Soho Factory is perhaps the clearest example of Praga’s rebirth, a collection of old industrial buildings converted into flats, galleries, studios, shops and dining. The highlight is the Neon Muzeum. It houses more than 100 vintage signs, from railway stations to restaurants.

 The Neon Muzeum is a sign of rebirth.


Stick around Soho Factory and dine at Warszawa Wschodnia. Headed up by Mateusz Gessler, a well-known name in Poland, the 24-hour restaurant centres on an open kitchen, so perch at the bar to watch the masters at work. The menu is a mix of French and Polish with a modern twist; try goat’s cheese-stuffed cream puff with watermelon followed by roast duck with apples.

 Warszawa Wschodnia is open all hours.


Smart Saska Kepa is home to some beautiful pre-war architecture, and a clutch of lovely bars and restaurants. Among these, Francuska Trzydziesci is easy to spot, thanks to the canopy of multi-coloured umbrellas over its patio tables. If it’s too chilly to sit outside, hunker down inside with a bottle of regional beer.

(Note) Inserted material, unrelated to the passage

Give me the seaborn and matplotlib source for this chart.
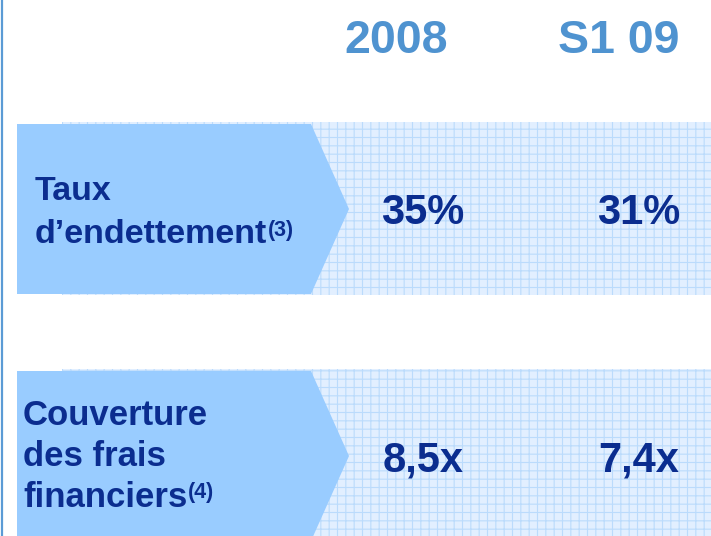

Over in central Warsaw, Polonez describes itself as a klubokawiarnia, a 'club-cafe', which after dark becomes a hipster hangout with a long list of spirits.


Bazar na Kole, in Kolo, is Poland’s largest flea market. Operating all year round, even in the depths of winter (these traders are a hardy bunch), the market sells everything from books and records to military paraphernalia.

National chain Boleslawiec has a branch in central Warsaw, where you can pick up traditional blue-and-white Polish ceramics. A tea set might set you back 500 zlotys ($A180), but you can find single plates for around 16 zlotys ($A6).

Don't miss

Take a stroll amid the manicured gardens, classical statues and wandering peacocks of Lazienki Krolewskie, the royal park. A lengthy renovation of the Palace on the Isle, a baroque former bathhouse sitting on the lake, was completed this year, and its wonderfully over-the-top interiors are open to the public.

The Palace of Culture and Science, Poland’s tallest building, was a controversial gift from Stalin, and stands as a striking example of socialist realist design. Among its more than 3,000 rooms are a cinema, theatres and museums, but head up to the 30th-floor terrace for a view over the city.